Going out for tapas is, without the shadow of a doubt, one of the most deep-rooted customs in our country. It has become a real visitor attraction as tourists seek out a different gastro-experience.
There are many versions of the origin of tapas. Some people state that Alfonso X “el Sabio” (the wise one) declared that the Castilian taverns, could not serve wine if it was not accompanied by something to eat, so that the alcohol did not go to the patrons’ heads. The food that was served – generally a slice of ham, a few rounds of chorizo or other cured meat, or a chunk of cheese – was placed on the top of the wine jug or glass, thereby explaining its name, as ‘tapa’ means ‘lid’.
Others tell that it was Alfonso XIII, on a visit to the area around Cadiz who, on his way back to the palace, stopped off at Ventorrillo del Chato, between Cadiz and San Fernando. The monarch asked for a glass of Jerez sherry and the waiter served it covered with a slice of ham to stop sand from the beach getting into the wine. When the king took a sip, he asked in surprise: “What’s this?” And the waiter answered, “Forgive my audacity your Majesty, I put a lid on it so that sand didn’t get into the glass.” Alfonso XIII ate the slice of ham and asked for another Jerez but “with the same kind of lid”. Everyone laughed at the royal ingeniousness and copied the king by asking for the same thing. No matter how it happened, tapas and ham are now an inseparable duo.
At La estrella del jamón, we believe that the best ham tapas is simply a good plate of ham with a knife. However, we would not say no to a delicious plate of ‘broken’ fried eggs with ham or some tasty croquettes. As we’ve already talked about these classics from our cuisine, today we’re going to show you three different tapas that we think you’ll love.
Volcano of figs, foie and PDO Teruel ham
- 4 ripe figs
- 50 g micuit
- 4 slices of PDO Teruel ham.
Wash the figs, cut off the top and empty out some of the flesh with a spoon (you can keep the insides to make a tasty vinaigrette).
Put a little micuit inside the fig, cover it with a small slice of PDO Teruel ham and put it in the oven under the grill, until the ham fat turns transparent. It’s a whole world of contrasts.
Decorate it with a Pedro Ximenez reduction.
Tomato and ham French toast
- Bread for making French toast (consistent crumb and soft crust).
- Blended tomato.
- Grain-fed Iberian ham.
- Extra virgin olive oil.
- Sherry vinegar
Spread the blended tomato over a tray and soak the slices of bread in it properly – 15 minutes either side should be enough.

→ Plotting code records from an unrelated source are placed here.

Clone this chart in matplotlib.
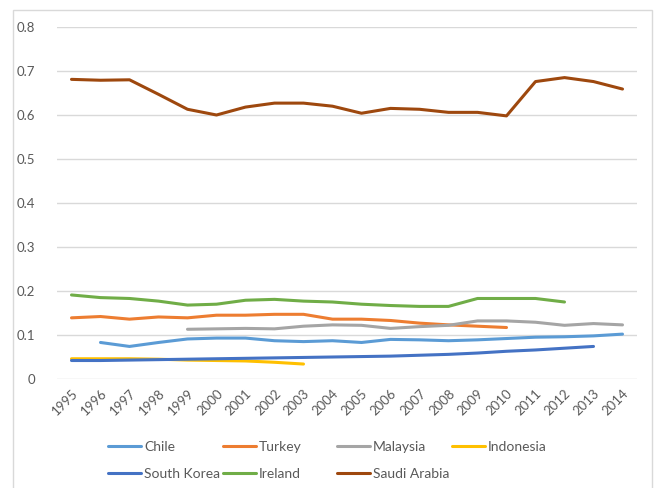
import matplotlib
matplotlib.use("Agg")
import matplotlib.pyplot as plt
import numpy as np
from matplotlib.patches import Rectangle

plt.rcParams['font.family'] = ['Lato', 'DejaVu Sans']

years = list(range(1995, 2015))

# None = no data for that year
chile = [None, 0.083, 0.074, 0.083, 0.091, 0.093, 0.093, 0.087, 0.085, 0.087,
         0.083, 0.090, 0.089, 0.087, 0.089, 0.092, 0.095, 0.096, 0.098, 0.102]
turkey = [0.139, 0.142, 0.136, 0.141, 0.139, 0.145, 0.145, 0.147, 0.147, 0.136,
          0.136, 0.133, 0.127, 0.123, 0.120, 0.117, None, None, None, None]
malaysia = [None, None, None, None, 0.113, 0.114, 0.115, 0.114, 0.120, 0.123,
            0.122, 0.115, 0.119, 0.122, 0.132, 0.132, 0.129, 0.122, 0.126, 0.123]
indonesia = [0.046, 0.046, 0.046, 0.045, 0.043, 0.042, 0.041, 0.038, 0.034, None,
             None, None, None, None, None, None, None, None, None, None]
south_korea = [0.042, 0.042, 0.043, 0.044, 0.045, 0.046, 0.047, 0.048, 0.049, 0.050,
               0.051, 0.052, 0.054, 0.056, 0.059, 0.063, 0.066, 0.070, 0.074, None]
ireland = [0.191, 0.185, 0.183, 0.177, 0.168, 0.170, 0.179, 0.181, 0.177, 0.175,
           0.170, 0.167, 0.165, 0.165, 0.183, 0.183, 0.183, 0.175, None, None]
saudi_arabia = [0.681, 0.679, 0.680, 0.647, 0.613, 0.600, 0.618, 0.627, 0.627, 0.620,
                0.604, 0.615, 0.613, 0.606, 0.606, 0.598, 0.676, 0.685, 0.676, 0.659]

series = [
    ("Chile", chile, "#5B9BD5"),
    ("Turkey", turkey, "#ED7D31"),
    ("Malaysia", malaysia, "#A5A5A5"),
    ("Indonesia", indonesia, "#FFC000"),
    ("South Korea", south_korea, "#4472C4"),
    ("Ireland", ireland, "#70AD47"),
    ("Saudi Arabia", saudi_arabia, "#9E480E"),
]

W, H = 654, 488
fig = plt.figure(figsize=(W / 100, H / 100), dpi=100)
# outer chart frame
fig.patches.append(Rectangle((13 / W, -0.05), (652 - 13) / W, 1.05 - 10 / H,
                             transform=fig.transFigure, fill=False,
                             edgecolor="#d9d9d9", linewidth=1))

ax = fig.add_axes([57 / W, 1 - 379 / H, 580 / W, 352 / H])
x = np.arange(len(years))
lines = []
for name, vals, color in series:
    y = np.array([np.nan if v is None else v for v in vals])
    ln, = ax.plot(x, y, color=color, linewidth=2.2, label=name, solid_capstyle="round")
    lines.append(ln)

ax.set_xlim(-0.5, len(years) - 0.5)
ax.set_ylim(0, 0.8)
ax.set_yticks(np.arange(0, 0.81, 0.1))
ax.set_yticklabels(["0"] + ["%.1f" % v for v in np.arange(0.1, 0.81, 0.1)])
ax.set_xticks(x)
ax.set_xticklabels([str(yr) for yr in years], rotation=45, ha="right",
                   va="top", rotation_mode="anchor")
ax.grid(axis="y", color="#d9d9d9", linewidth=1)
ax.set_axisbelow(True)
for s in ax.spines.values():
    s.set_visible(False)
ax.tick_params(length=0, labelsize=9.5, labelcolor="#595959")
ax.tick_params(axis="y", pad=16)
ax.tick_params(axis="x", pad=6)

# legend: 4 evenly spaced columns, filled row by row
col_x = [108, 223, 337, 452]
for c in range(4):
    hs = lines[c::4]
    leg = fig.legend(hs, [h.get_label() for h in hs], loc="upper left",
                     bbox_to_anchor=(col_x[c] / W, 1 - 441 / H), ncol=1,
                     frameon=False, fontsize=10, labelcolor="#595959",
                     handlelength=2.4, handletextpad=0.2, labelspacing=1.1,
                     borderpad=0, borderaxespad=0)

fig.savefig("out.png", dpi=100)
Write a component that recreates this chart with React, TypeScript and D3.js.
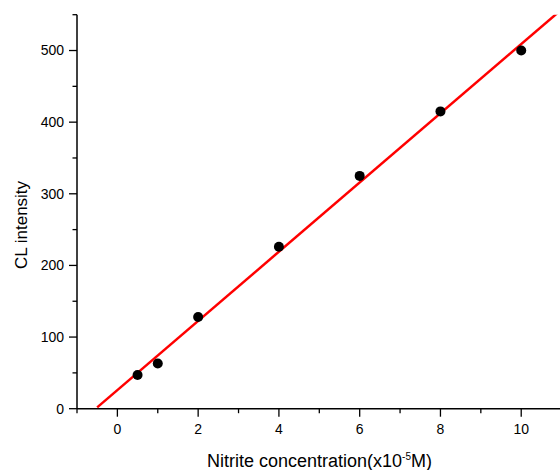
import React from "react";
import * as d3 from "d3";

const concentrations = [0.5, 1, 2, 4, 6, 8, 10];
const intensities = [47, 63, 128, 226, 325, 415, 500];
const fitX = [-0.5, 11];
const fitSlope = 48.3;
const fitIntercept = 26;
const xTicks = [0, 2, 4, 6, 8, 10];
const xMinor = [-1, 1, 3, 5, 7, 9, 11];
const yTicks = [0, 100, 200, 300, 400, 500];
const yMinor = [50, 150, 250, 350, 450, 550];

const W = 560;
const H = 470;
const left = 77;
const top = 14.7;
const bottom = 408.7;
const right = 561.6;

export default function App() {
  const x = d3.scaleLinear().domain([-1, 11]).range([left, right]);
  const y = d3.scaleLinear().domain([0, 550]).range([bottom, top]);
  const fitLine = d3
    .line<number>()
    .x((d) => x(d))
    .y((d) => y(fitIntercept + fitSlope * d));
  const font = "'Liberation Sans', Arial, sans-serif";
  return (
    <svg
      width={W}
      height={H}
      style={{ position: "absolute", left: 0, top: 0, background: "#fff" }}
      fontFamily={font}
    >
      <defs>
        <clipPath id="plot">
          <rect x={left} y={top} width={right - left} height={bottom - top} />
        </clipPath>
      </defs>
      {/* y axis */}
      <line x1={left} x2={left} y1={top} y2={bottom} stroke="#000" strokeWidth={1.5} />
      {yTicks.map((t) => (
        <g key={"yt" + t}>
          <line x1={left - 8} x2={left} y1={y(t)} y2={y(t)} stroke="#000" strokeWidth={1.3} />
          <text x={left - 13} y={y(t)} dy="0.35em" textAnchor="end" fontSize={14} fill="#000">
            {t}
          </text>
        </g>
      ))}
      {yMinor.map((t) => (
        <line key={"ym" + t} x1={left - 4.5} x2={left} y1={y(t)} y2={y(t)} stroke="#000" strokeWidth={1.3} />
      ))}
      {/* x axis */}
      <line x1={left} x2={right} y1={bottom} y2={bottom} stroke="#000" strokeWidth={1.5} />
      {xTicks.map((t) => (
        <g key={"xt" + t}>
          <line x1={x(t)} x2={x(t)} y1={bottom} y2={bottom + 8} stroke="#000" strokeWidth={1.3} />
          <text x={x(t)} y={433.5} textAnchor="middle" fontSize={14} fill="#000">
            {t}
          </text>
        </g>
      ))}
      {xMinor.map((t) => (
        <line key={"xm" + t} x1={x(t)} x2={x(t)} y1={bottom} y2={bottom + 4.5} stroke="#000" strokeWidth={1.3} />
      ))}
      {/* titles */}
      <text
        transform={`translate(26.5,225) rotate(-90)`}
        textAnchor="middle"
        fontSize={17}
        fill="#000"
      >
        CL intensity
      </text>
      <text x={207} y={467} fontSize={18} fill="#000">
        Nitrite concentration(x10
        <tspan fontSize={10} dy={-7}>-5</tspan>
        <tspan dy={7}>M)</tspan>
      </text>
      {/* fit line */}
      <path
        d={fitLine(fitX) || ""}
        clipPath="url(#plot)"
        fill="none"
        stroke="#ff0000"
        strokeWidth={2.5}
      />
      {/* points */}
      {concentrations.map((c, i) => (
        <circle key={"p" + i} cx={x(c)} cy={y(intensities[i])} r={5} fill="#000" />
      ))}
    </svg>
  );
}
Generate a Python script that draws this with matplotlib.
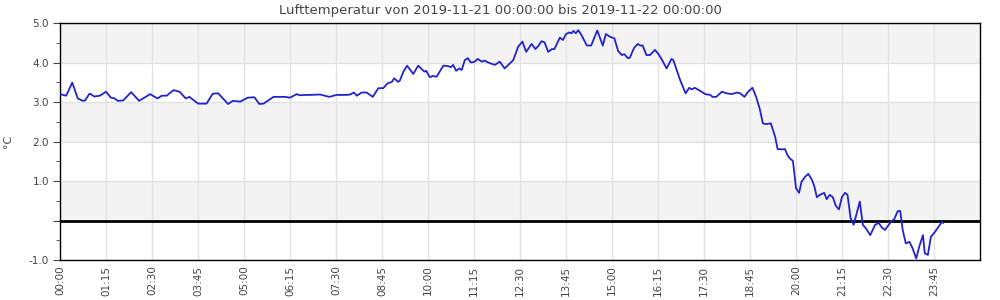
import datetime as dt
import matplotlib
matplotlib.use("Agg")
import matplotlib.pyplot as plt
import matplotlib.dates as mdates

# readings, 2019-11-21 (time of day -> air temperature in degC)
times = [
    "00:00", "00:10", "00:20", "00:29", "00:37", "00:41", "00:48", "00:50", "00:56", "01:05",
    "01:15", "01:23", "01:29", "01:34", "01:43", "01:56", "02:09", "02:27", "02:39", "02:46",
    "02:54", "03:05", "03:15", "03:25", "03:31", "03:45", "03:59", "04:09", "04:18", "04:34",
    "04:42", "04:54", "05:06", "05:17", "05:25", "05:32", "05:48", "06:07", "06:15", "06:26",
    "06:31", "06:40", "06:48", "07:04", "07:19", "07:31", "07:47", "07:53", "07:59", "08:04",
    "08:12", "08:20", "08:30", "08:39", "08:47", "08:54", "09:01", "09:05", "09:11", "09:14",
    "09:20", "09:26", "09:36", "09:44", "09:54", "09:57", "10:03", "10:08", "10:14", "10:25",
    "10:33", "10:37", "10:41", "10:46", "10:51", "10:55", "11:00", "11:05", "11:10", "11:16",
    "11:21", "11:28", "11:32", "11:38", "11:49", "11:57", "12:05", "12:19", "12:27", "12:34",
    "12:40", "12:49", "12:55", "13:00", "13:05", "13:10", "13:16", "13:22", "13:26", "13:35",
    "13:40", "13:45", "13:50", "13:54", "13:57", "14:01", "14:05", "14:10", "14:19", "14:26",
    "14:36", "14:45", "14:50", "14:57", "15:04", "15:10", "15:16", "15:20", "15:26", "15:29",
    "15:36", "15:42", "15:46", "15:50", "15:56", "16:02", "16:10", "16:16", "16:21", "16:29",
    "16:37", "16:40", "16:51", "17:00", "17:06", "17:10", "17:15", "17:24", "17:32", "17:40",
    "17:44", "17:50", "17:59", "18:07", "18:15", "18:24", "18:29", "18:36", "18:42", "18:49",
    "18:55", "18:59", "19:01", "19:06", "19:11", "19:19", "19:26", "19:30", "19:38", "19:42",
    "19:46", "19:50", "19:55", "20:00", "20:05", "20:09", "20:15", "20:20", "20:26", "20:30",
    "20:34", "20:39", "20:46", "20:50", "20:55", "21:00", "21:05", "21:10", "21:15", "21:20",
    "21:24", "21:29", "21:34", "21:44", "21:49", "21:54", "22:01", "22:09", "22:15", "22:19",
    "22:25", "22:35", "22:40", "22:46", "22:50", "22:54", "22:59", "23:05", "23:10", "23:16",
    "23:21", "23:27", "23:30", "23:35", "23:40", "23:47", "23:58", "24:00",
]
temps = [
    3.20, 3.16, 3.49, 3.09, 3.03, 3.04, 3.21, 3.20, 3.14, 3.16,
    3.26, 3.11, 3.09, 3.03, 3.04, 3.25, 3.03, 3.20, 3.09, 3.16,
    3.16, 3.30, 3.26, 3.09, 3.13, 2.96, 2.96, 3.21, 3.22, 2.95,
    3.03, 3.01, 3.11, 3.12, 2.95, 2.96, 3.13, 3.13, 3.11, 3.20,
    3.17, 3.18, 3.18, 3.19, 3.13, 3.18, 3.18, 3.19, 3.24, 3.16,
    3.24, 3.24, 3.13, 3.35, 3.35, 3.47, 3.51, 3.60, 3.51, 3.54,
    3.77, 3.92, 3.71, 3.92, 3.77, 3.79, 3.63, 3.66, 3.64, 3.92,
    3.91, 3.88, 3.94, 3.79, 3.85, 3.81, 4.06, 4.11, 4.00, 4.02,
    4.09, 4.02, 4.05, 4.00, 3.94, 4.02, 3.85, 4.06, 4.40, 4.53,
    4.27, 4.47, 4.34, 4.42, 4.54, 4.51, 4.27, 4.34, 4.34, 4.63,
    4.57, 4.72, 4.76, 4.74, 4.80, 4.74, 4.82, 4.70, 4.43, 4.43,
    4.81, 4.43, 4.72, 4.65, 4.61, 4.29, 4.19, 4.21, 4.11, 4.12,
    4.37, 4.47, 4.43, 4.43, 4.19, 4.19, 4.32, 4.21, 4.08, 3.85,
    4.09, 4.06, 3.56, 3.22, 3.36, 3.32, 3.36, 3.28, 3.20, 3.18,
    3.13, 3.13, 3.26, 3.22, 3.20, 3.24, 3.22, 3.13, 3.26, 3.36,
    3.13, 2.92, 2.82, 2.46, 2.44, 2.46, 2.12, 1.81, 1.80, 1.81,
    1.66, 1.57, 1.51, 0.82, 0.70, 0.98, 1.11, 1.18, 1.03, 0.86,
    0.59, 0.65, 0.70, 0.54, 0.65, 0.59, 0.37, 0.28, 0.60, 0.70,
    0.65, 0.06, -0.11, 0.48, -0.11, -0.20, -0.37, -0.11, -0.06, -0.16,
    -0.24, -0.03, 0.03, 0.24, 0.24, -0.24, -0.58, -0.54, -0.70, -0.96,
    -0.66, -0.37, -0.83, -0.87, -0.41, -0.28, -0.03, -0.06,
]
y_labels = ["-1.0", "", "1.0", "2.0", "3.0", "4.0", "5.0"]
y_values = [-1, 0, 1, 2, 3, 4, 5]
title = "Lufttemperatur von 2019-11-21 00:00:00 bis 2019-11-22 00:00:00"

start = dt.datetime(2019, 11, 21)


def to_dt(s):
    h, m = s.split(":")
    return start + dt.timedelta(hours=int(h), minutes=int(m))


x = [to_dt(t) for t in times]
end = start + dt.timedelta(hours=25)
xticks = [start + dt.timedelta(minutes=75 * i) for i in range(20)]

fig = plt.figure(figsize=(10, 3), dpi=100)
ax = fig.add_axes([0.06, 0.1333, 0.92, 0.79])

# alternating bands
for lo in [0, 2, 4]:
    ax.axhspan(lo, lo + 1, color="#f3f3f3", zorder=0, lw=0)

ax.set_xlim(start, end)
ax.set_ylim(-1, 5)
ax.set_xticks(xticks)
ax.xaxis.set_major_formatter(mdates.DateFormatter("%H:%M"))
ax.set_yticks(y_values)
ax.set_yticklabels(y_labels)
ax.set_yticks([-0.5, 0.5, 1.5, 2.5, 3.5, 4.5], minor=True)
ax.grid(True, which="major", color="#e2e2e2", lw=1, zorder=1)
ax.set_axisbelow(True)

ax.axhline(0, color="black", lw=2, zorder=3)
ax.plot(x, temps, color="#2323cc", lw=1.3, zorder=4)

ax.tick_params(axis="x", length=0, pad=4, labelsize=7.5, labelrotation=90, colors="#444444")
ax.tick_params(axis="y", which="major", length=5, labelsize=7.5, colors="#444444", pad=3)
ax.tick_params(axis="y", which="minor", length=3, color="#444444")
for lab in ax.get_xticklabels():
    lab.set_va("top")
for s in ax.spines.values():
    s.set_color("black")
    s.set_linewidth(1)

ax.set_ylabel("°C", fontsize=8, color="#444444")
ax.yaxis.set_label_coords(-0.051, 0.5)
fig.text(0.5, 0.965, title, ha="center", va="center", fontsize=9.5, color="#444444")

fig.savefig("out.png", dpi=100)
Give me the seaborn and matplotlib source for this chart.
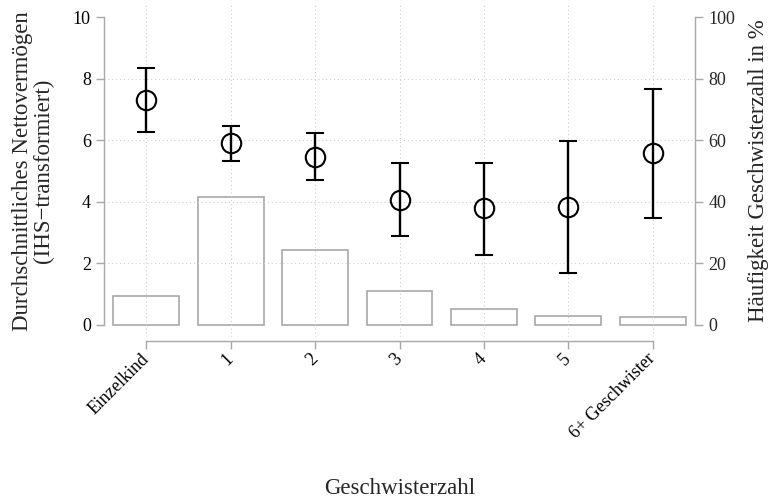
import numpy as np
import pandas as pd
import matplotlib
matplotlib.use("Agg")
import matplotlib.pyplot as plt
import seaborn as sns

# --- data ---
categories = ["Einzelkind", "1", "2", "3", "4", "5", "6+ Geschwister"]
mittelwert = [7.31, 5.92, 5.46, 4.06, 3.78, 3.83, 5.57]
ki_unten = [6.27, 5.33, 4.70, 2.88, 2.27, 1.69, 3.46]
ki_oben = [8.33, 6.47, 6.22, 5.24, 5.27, 5.96, 7.66]
haeufigkeit = [9.3, 41.6, 24.4, 11.1, 5.1, 2.9, 2.6]

left_ticks = [0, 2, 4, 6, 8, 10]
right_ticks = [0, 20, 40, 60, 80, 100]

GRAY = "#A8A8A8"
GRID = "#CFCFCF"

sns.set_style("white")
plt.rcParams["font.family"] = ["Liberation Serif", "DejaVu Serif"]

fig = plt.figure(figsize=(7.74, 5.0), dpi=100)
ax = fig.add_axes([104 / 774, 1 - 337 / 500, 591 / 774, 332.3 / 500])
ax2 = ax.twinx()

# --- bars (right axis, percent) ---
df = pd.DataFrame({"Geschwisterzahl": categories, "Anteil": haeufigkeit})
sns.barplot(data=df, x="Geschwisterzahl", y="Anteil", ax=ax2, color="white",
            edgecolor=GRAY, linewidth=1.2, width=0.78, saturation=1)
ax2.set_ylim(-4, 104)
ax2.set_yticks(right_ticks)
ax2.set_ylabel("Häufigkeit Geschwisterzahl in %", fontsize=16.5)
ax2.yaxis.set_label_coords(1.09, 0.5)
ax2.set_xlabel("")

# --- means with intervals (left axis) ---
x = np.arange(len(categories))
m = np.array(mittelwert)
err = [m - np.array(ki_unten), np.array(ki_oben) - m]
ax.errorbar(x, m, yerr=err, fmt="o", color="black", mfc="none", mec="black",
            ms=14, mew=1.5, elinewidth=1.7, capsize=6.5, capthick=1.7, zorder=5)

ax.set_zorder(ax2.get_zorder() + 1)
ax.patch.set_visible(False)

ax.set_xlim(-0.5, 6.5)
ax.set_ylim(-0.4, 10.4)
ax.set_yticks(left_ticks)
ax.set_xticks(x)
ax.set_xticklabels(categories)

ax.grid(True, linestyle=(0, (1, 2.5)), color=GRID, linewidth=0.8)
ygl = ax.get_ygridlines()
ygl[0].set_visible(False)
ygl[-1].set_visible(False)

# spines
for s in ["top", "right"]:
    ax.spines[s].set_visible(False)
for s in ["top", "left", "bottom"]:
    ax2.spines[s].set_visible(False)
ax.spines["left"].set_bounds(0, 10)
ax.spines["bottom"].set_bounds(0, 6)
ax.spines["bottom"].set_position(("outward", 3))
ax2.spines["right"].set_bounds(0, 100)
for sp in [ax.spines["left"], ax.spines["bottom"], ax2.spines["right"]]:
    sp.set_color(GRAY)
    sp.set_linewidth(1.0)

ax.tick_params(axis="both", which="major", direction="out", length=6,
               width=1.0, color=GRAY, labelsize=13, pad=3.5,
               left=True, bottom=True, labelcolor="black")
ax2.tick_params(axis="y", direction="out", length=6, width=1.0, color=GRAY,
                labelsize=13, pad=3.5, right=True)
ax2.tick_params(axis="x", bottom=False, labelbottom=False)

# rotated category labels
ax.tick_params(axis="x", labelrotation=45, pad=5)
for lab in ax.get_xticklabels():
    lab.set_horizontalalignment("right")
    lab.set_verticalalignment("center")
    lab.set_rotation_mode("anchor")

ax.set_ylabel("Durchschnittliches Nettovermögen\n(IHS\u2212transformiert)",
              fontsize=16.5, linespacing=1.0)
ax.yaxis.set_label_coords(-0.085, 0.5)
ax.set_xlabel("Geschwisterzahl", fontsize=16.5)
ax.xaxis.set_label_coords(0.5, -0.424)

fig.savefig("out.png", dpi=100)
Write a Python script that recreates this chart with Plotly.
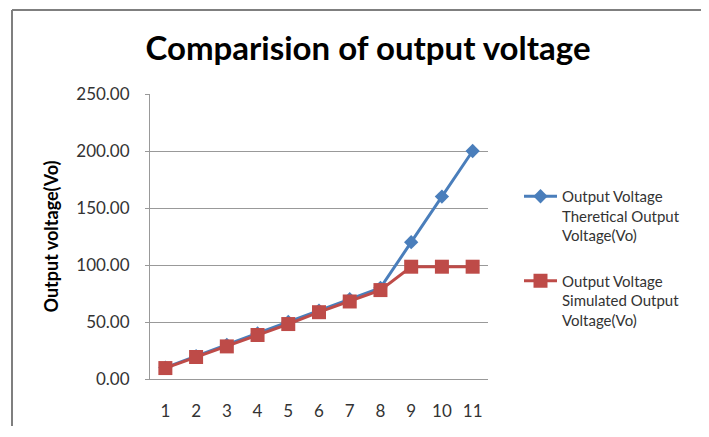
import plotly.graph_objects as go

categories = ["1", "2", "3", "4", "5", "6", "7", "8", "9", "10", "11"]
theoretical = [10, 20, 30, 40, 50, 60, 70, 80, 120, 160, 200]
simulated = [9.6, 19.3, 28.6, 38.6, 48.2, 58.6, 68.0, 78.0, 98.5, 98.5, 98.5]
y_ticks = [0, 50, 100, 150, 200, 250]
y_tick_labels = ["0.00", "50.00", "100.00", "150.00", "200.00", "250.00"]

name_theo = "Output Voltage<br>Theretical Output<br>Voltage(Vo)"
name_sim = "Output Voltage<br>Simulated Output<br>Voltage(Vo)"

FONT = "Lato, 'Open Sans', sans-serif"

# page body has an 8px margin; keep the figure small enough to avoid scrollbars
W, H = 693, 418
L, T, PW, PH = 142, 86, 338, 285

fig = go.Figure()
fig.add_trace(go.Scatter(
    x=categories, y=theoretical, name=name_theo, mode="lines+markers",
    legendgroup="theo",
    line=dict(color="#4A7EBB", width=3),
    marker=dict(symbol="diamond", size=11, color="#4A7EBB"),
))
fig.add_trace(go.Scatter(
    x=categories, y=simulated, name=name_sim, mode="lines+markers",
    legendgroup="sim",
    line=dict(color="#BE4B48", width=3),
    marker=dict(symbol="square", size=14, color="#BE4B48"),
))

fig.update_layout(
    width=W, height=H,
    margin=dict(l=L, r=W - L - PW, t=T, b=H - T - PH, autoexpand=False),
    paper_bgcolor="white", plot_bgcolor="white",
    font=dict(family=FONT, size=17, color="#333333"),
    title=dict(text="<b>Comparision of output voltage</b>", x=360 / W, xanchor="center",
               y=1 - 40 / H, yanchor="middle", font=dict(size=33, color="#000000", family=FONT)),
    showlegend=True,
    legend=dict(x=(511 - L) / PW, y=1 - (172 - T) / PH, xanchor="left", yanchor="top",
                font=dict(size=15, color="#333333", family=FONT),
                tracegroupgap=23, valign="top", bgcolor="rgba(0,0,0,0)",
                itemwidth=33),
    xaxis=dict(type="category", showgrid=False, showline=True, linecolor="#999999",
               linewidth=1, ticks="", tickfont=dict(size=17), range=[-0.5, 10.5],
               ticklabelstandoff=17),
    yaxis=dict(range=[0, 250], tickvals=y_ticks, ticktext=y_tick_labels,
               showgrid=True, gridcolor="#999999", gridwidth=1,
               showline=True, linecolor="#999999", linewidth=1,
               ticks="outside", ticklen=4, tickcolor="#999999",
               tickfont=dict(size=17), zeroline=False, ticklabelstandoff=12,
               title=dict(text="<b>Output voltage(Vo)</b>", font=dict(size=18, color="#000000"),
                          standoff=12)),
)

# outer chart border (top and left edges)
ytop = 1 + (T - 2) / PH
xleft = (4 - L) / PW
fig.add_shape(type="line", xref="paper", yref="paper",
              x0=xleft, x1=(W - L) / PW, y0=ytop, y1=ytop,
              line=dict(color="#7f7f7f", width=2))
fig.add_shape(type="line", xref="paper", yref="paper",
              x0=xleft, x1=xleft, y0=-(H - T - PH) / PH, y1=ytop,
              line=dict(color="#7f7f7f", width=2))

fig.write_html("out.html")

Heat a grill and when it is hot enough, toast the slices for 3 or 4 minutes either side until the tomato on the outside browns a little.
On the other hand, dress the rocket with a little extra virgin olive oil and sherry vinegar and put it on your French toast. Cover it with plenty of ham and it’s ready to eat. Doubtlessly, not your everyday French toast.
Serrano Ham and scallop skewer
Ingredients (for 4 skewers):
- 4 scallops
- 2 slices of Serrano Ham.
- 1 tablespoon honey
- 6 tablespoons of Extra virgin olive oil.
- 4 springs of chives.
- Lime juice
- Salt and pepper
Separate the coral from the scallop medallion and put to one side. Make a couple of cuts in the medallions, season and macerate them for half an hour in a mixture of honey and extra virgin olive oil.
In a frying pan at high heat, cook the medallions and the coral for 2 or 3 minutes.
Add the chopped chives and a few drops of lime juice to the mixture used to macerate the scallops and blend it.
Cut the Serrano Ham into strips and assemble the skewers as follows: ham, scallop, ham (folding the slice), coral and ham again.
Serve it seasoned with the honey, chive and lime sauce. Enjoy this surf and turf skewer!
We hope you like these three tapas that, while they don’t exactly follow the principle of covering a glass of wine, are bound to please even the most demanding palates.